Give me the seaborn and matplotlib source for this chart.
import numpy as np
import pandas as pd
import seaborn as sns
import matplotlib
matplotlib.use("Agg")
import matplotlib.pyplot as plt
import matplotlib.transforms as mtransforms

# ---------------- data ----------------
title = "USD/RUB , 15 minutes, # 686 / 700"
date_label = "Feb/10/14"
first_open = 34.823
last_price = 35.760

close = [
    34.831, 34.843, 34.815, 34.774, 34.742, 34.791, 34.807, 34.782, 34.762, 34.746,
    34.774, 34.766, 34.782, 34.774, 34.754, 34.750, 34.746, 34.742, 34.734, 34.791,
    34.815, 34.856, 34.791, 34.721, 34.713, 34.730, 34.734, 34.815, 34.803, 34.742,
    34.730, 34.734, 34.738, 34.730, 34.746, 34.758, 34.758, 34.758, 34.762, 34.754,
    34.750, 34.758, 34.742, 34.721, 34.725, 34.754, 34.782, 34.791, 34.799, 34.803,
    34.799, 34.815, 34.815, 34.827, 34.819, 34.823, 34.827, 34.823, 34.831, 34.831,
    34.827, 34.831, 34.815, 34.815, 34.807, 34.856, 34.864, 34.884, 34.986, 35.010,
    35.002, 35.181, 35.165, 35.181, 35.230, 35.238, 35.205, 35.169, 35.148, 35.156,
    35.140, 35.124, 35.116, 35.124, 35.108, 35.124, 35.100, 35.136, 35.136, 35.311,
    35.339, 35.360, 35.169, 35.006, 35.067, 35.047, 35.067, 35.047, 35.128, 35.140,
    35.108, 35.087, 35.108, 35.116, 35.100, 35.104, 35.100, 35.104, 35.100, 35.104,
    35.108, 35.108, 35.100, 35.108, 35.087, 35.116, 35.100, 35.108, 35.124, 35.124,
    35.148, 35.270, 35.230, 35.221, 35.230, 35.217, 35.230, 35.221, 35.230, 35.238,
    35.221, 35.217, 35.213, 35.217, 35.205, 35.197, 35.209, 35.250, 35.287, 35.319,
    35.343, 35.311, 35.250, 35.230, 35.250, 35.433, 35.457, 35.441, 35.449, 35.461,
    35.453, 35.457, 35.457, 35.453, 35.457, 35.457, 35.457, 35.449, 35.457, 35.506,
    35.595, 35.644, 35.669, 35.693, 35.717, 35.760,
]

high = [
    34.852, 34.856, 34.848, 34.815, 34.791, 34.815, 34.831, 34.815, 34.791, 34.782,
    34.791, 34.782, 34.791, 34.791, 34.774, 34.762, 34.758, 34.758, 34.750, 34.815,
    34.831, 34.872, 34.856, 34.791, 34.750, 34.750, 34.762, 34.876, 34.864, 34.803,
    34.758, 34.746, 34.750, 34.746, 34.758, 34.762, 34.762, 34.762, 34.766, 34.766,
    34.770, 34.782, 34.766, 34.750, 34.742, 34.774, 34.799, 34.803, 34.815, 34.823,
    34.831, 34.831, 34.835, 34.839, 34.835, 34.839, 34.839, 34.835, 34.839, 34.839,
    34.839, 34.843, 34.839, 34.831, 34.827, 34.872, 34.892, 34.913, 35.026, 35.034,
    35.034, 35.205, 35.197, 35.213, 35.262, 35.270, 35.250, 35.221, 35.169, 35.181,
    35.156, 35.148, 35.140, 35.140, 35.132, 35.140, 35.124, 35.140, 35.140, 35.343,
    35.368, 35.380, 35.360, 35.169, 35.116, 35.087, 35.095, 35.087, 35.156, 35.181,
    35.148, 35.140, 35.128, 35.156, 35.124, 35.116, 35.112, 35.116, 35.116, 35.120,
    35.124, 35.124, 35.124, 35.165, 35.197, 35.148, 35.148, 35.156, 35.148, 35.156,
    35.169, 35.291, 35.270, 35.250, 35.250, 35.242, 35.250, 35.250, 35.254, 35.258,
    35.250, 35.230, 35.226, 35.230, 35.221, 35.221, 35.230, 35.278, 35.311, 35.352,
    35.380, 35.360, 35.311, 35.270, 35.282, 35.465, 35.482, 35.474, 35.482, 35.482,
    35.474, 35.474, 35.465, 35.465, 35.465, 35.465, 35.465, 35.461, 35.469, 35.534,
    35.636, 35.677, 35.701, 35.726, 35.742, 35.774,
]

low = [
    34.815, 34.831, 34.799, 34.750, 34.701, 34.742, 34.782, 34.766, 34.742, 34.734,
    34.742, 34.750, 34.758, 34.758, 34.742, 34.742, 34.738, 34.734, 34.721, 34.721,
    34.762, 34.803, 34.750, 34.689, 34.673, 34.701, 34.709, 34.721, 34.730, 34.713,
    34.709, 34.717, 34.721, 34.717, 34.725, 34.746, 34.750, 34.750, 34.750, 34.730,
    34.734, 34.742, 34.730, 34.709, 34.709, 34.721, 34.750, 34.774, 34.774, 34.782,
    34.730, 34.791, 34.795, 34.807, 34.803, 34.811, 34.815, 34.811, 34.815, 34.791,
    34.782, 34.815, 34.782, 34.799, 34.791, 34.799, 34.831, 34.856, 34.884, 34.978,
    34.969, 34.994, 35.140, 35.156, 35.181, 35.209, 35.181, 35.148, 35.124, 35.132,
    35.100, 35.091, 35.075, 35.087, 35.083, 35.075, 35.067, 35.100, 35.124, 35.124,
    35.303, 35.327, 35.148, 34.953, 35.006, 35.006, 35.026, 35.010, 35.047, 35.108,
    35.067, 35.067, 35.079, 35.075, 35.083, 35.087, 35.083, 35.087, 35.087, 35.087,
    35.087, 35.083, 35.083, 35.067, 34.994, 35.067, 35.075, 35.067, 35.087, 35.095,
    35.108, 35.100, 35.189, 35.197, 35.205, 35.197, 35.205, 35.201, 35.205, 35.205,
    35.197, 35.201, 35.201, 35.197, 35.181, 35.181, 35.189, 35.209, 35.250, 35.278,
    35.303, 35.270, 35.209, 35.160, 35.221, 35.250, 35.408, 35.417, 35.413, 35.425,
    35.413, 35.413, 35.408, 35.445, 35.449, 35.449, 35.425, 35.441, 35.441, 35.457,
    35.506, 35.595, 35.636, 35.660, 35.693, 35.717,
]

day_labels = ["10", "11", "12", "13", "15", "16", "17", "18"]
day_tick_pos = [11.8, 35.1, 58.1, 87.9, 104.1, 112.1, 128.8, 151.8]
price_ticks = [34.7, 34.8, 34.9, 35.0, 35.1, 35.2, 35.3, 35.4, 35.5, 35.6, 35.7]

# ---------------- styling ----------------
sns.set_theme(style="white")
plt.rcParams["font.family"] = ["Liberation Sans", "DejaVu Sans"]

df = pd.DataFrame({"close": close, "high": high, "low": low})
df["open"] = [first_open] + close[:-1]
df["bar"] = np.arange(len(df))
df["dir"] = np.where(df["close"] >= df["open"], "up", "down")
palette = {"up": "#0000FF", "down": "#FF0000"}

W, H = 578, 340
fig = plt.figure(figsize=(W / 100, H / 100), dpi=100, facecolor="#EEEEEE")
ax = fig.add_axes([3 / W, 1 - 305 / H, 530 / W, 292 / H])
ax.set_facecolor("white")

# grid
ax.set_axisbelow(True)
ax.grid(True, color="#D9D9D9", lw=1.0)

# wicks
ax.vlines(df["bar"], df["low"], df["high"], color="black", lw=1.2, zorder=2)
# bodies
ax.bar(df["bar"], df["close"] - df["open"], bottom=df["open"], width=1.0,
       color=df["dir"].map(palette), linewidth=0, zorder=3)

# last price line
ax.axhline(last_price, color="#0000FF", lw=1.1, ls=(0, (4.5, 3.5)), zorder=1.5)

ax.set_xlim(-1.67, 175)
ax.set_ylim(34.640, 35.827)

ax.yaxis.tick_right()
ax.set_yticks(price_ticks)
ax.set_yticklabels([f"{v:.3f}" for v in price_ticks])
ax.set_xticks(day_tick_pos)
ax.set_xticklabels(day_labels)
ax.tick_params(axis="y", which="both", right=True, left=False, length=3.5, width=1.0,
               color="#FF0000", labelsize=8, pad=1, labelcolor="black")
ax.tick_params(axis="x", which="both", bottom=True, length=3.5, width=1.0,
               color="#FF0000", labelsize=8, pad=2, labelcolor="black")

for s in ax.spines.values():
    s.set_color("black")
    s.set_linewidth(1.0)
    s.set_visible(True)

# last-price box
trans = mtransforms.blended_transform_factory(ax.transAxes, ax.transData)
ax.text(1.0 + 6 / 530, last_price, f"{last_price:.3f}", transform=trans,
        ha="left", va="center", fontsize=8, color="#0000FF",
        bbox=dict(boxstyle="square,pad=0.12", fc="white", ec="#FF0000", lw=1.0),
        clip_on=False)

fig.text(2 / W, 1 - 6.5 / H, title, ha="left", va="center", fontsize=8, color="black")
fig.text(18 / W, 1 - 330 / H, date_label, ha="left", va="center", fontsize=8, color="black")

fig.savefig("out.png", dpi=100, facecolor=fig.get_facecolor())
####################
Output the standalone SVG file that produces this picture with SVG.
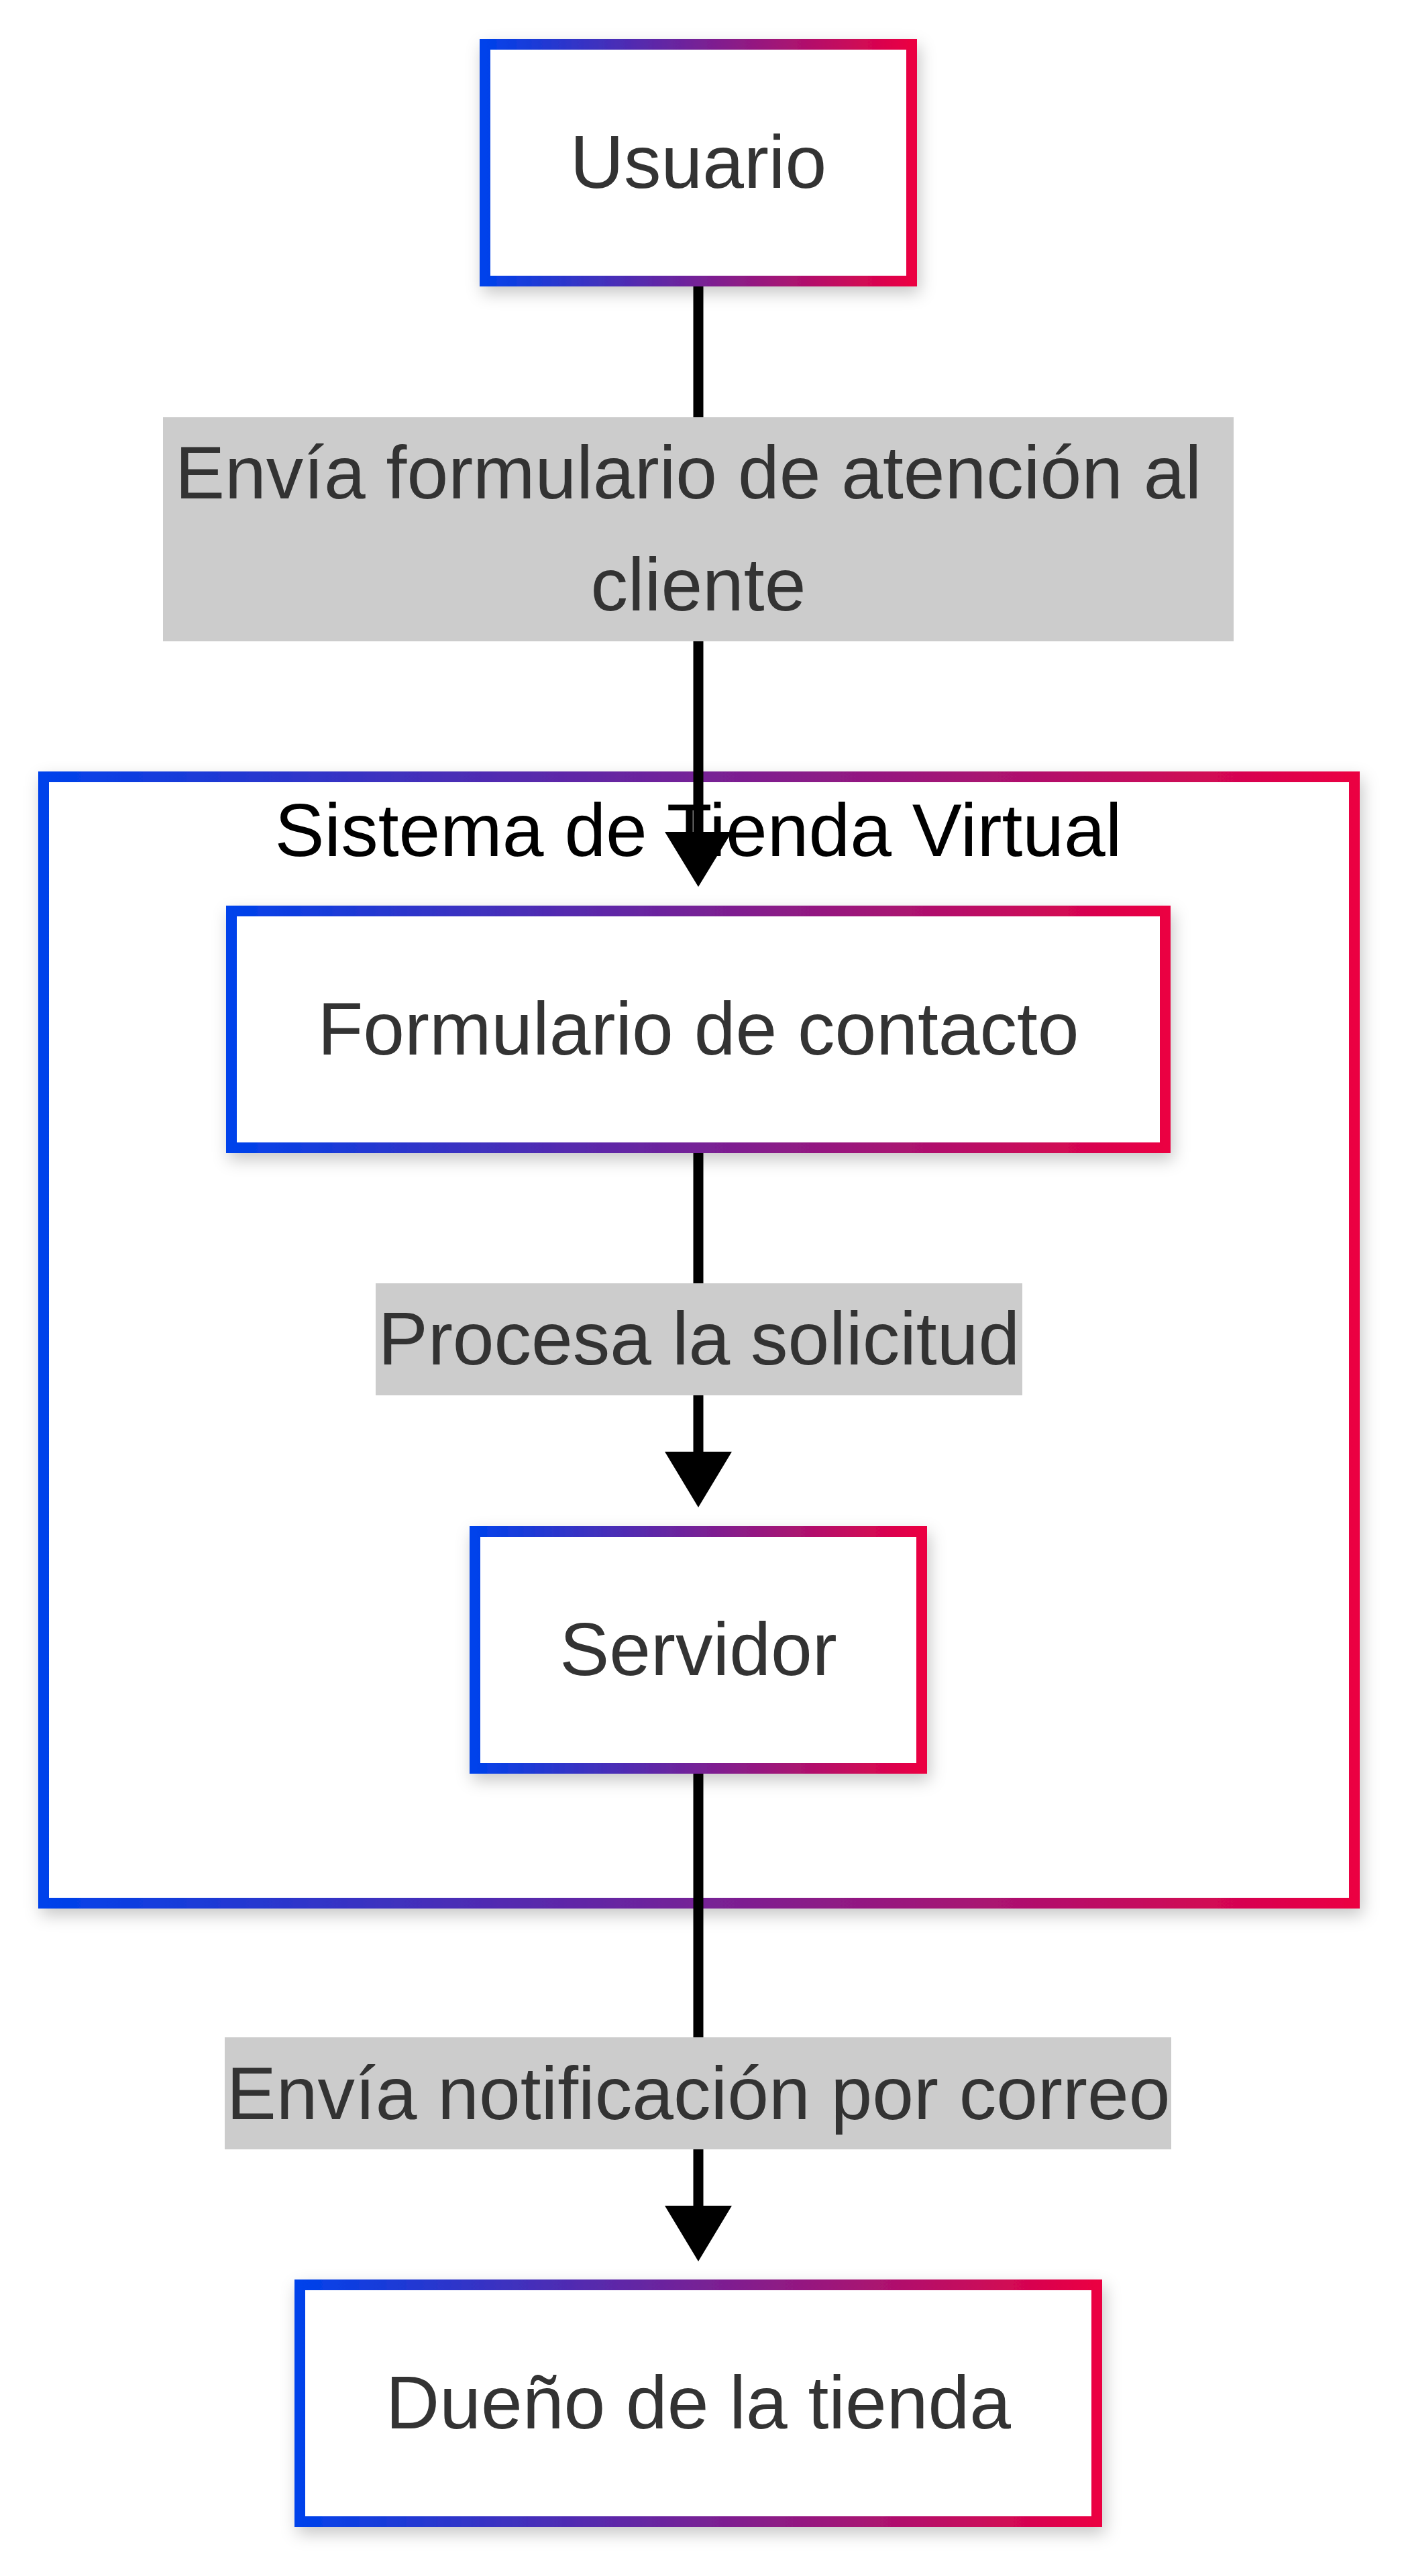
####################
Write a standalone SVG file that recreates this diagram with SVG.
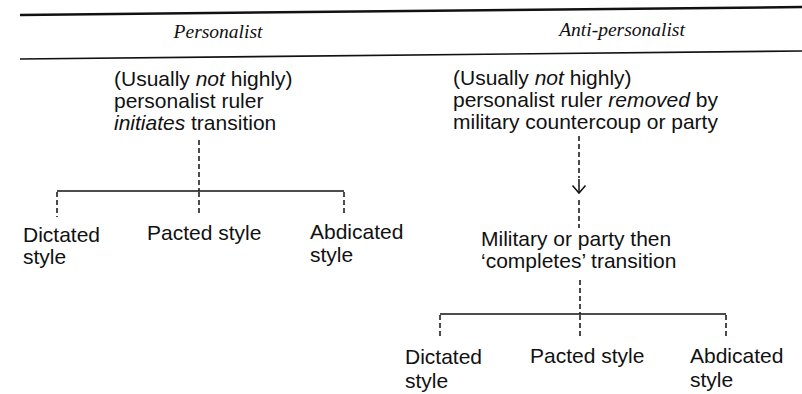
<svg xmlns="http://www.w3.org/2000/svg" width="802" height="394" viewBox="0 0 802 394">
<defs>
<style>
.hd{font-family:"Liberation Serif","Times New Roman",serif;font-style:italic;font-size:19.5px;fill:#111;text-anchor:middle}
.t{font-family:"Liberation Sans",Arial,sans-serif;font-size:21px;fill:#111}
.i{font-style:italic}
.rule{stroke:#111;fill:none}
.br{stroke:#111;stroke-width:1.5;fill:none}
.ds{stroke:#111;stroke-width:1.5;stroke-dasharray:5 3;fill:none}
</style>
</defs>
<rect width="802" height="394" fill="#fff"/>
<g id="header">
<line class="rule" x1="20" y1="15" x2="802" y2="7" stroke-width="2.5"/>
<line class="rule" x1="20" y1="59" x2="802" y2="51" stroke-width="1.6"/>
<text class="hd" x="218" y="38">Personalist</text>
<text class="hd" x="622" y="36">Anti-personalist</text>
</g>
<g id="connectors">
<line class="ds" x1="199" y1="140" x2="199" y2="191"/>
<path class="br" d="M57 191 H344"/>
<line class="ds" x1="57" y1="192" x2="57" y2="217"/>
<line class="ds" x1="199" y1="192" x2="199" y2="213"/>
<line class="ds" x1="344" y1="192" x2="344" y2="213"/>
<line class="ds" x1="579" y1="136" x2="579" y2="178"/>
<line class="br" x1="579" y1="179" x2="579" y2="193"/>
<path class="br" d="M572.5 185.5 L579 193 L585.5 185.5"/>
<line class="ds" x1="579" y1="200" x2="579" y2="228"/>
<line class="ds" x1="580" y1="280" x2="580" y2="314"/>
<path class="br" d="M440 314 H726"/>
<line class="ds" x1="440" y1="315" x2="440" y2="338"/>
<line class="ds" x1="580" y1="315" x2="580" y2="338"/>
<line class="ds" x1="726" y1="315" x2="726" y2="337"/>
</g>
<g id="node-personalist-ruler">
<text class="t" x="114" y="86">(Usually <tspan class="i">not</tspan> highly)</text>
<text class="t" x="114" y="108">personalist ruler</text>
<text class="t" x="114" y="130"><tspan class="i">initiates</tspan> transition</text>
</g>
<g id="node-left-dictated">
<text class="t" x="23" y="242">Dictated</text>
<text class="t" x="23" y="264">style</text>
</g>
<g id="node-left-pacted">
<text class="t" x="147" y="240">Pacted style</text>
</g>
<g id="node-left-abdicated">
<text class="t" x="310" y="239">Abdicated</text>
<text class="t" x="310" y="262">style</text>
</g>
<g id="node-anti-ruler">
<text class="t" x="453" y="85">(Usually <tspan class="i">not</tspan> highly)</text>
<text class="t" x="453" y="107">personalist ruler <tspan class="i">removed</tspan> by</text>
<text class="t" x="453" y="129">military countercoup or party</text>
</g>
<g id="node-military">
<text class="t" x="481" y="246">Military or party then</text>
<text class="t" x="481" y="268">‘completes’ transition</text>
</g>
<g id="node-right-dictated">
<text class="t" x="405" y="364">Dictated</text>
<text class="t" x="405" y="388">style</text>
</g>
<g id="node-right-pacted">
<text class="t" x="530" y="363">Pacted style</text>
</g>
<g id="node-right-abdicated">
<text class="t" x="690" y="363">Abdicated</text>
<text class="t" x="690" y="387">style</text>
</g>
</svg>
####################
# [EXERCISE AIM]
From the entries above, copy out every line where the string "seaborn" appears.

# [FINAL RESULT]
Give me the seaborn and matplotlib source for this chart.
import seaborn as sns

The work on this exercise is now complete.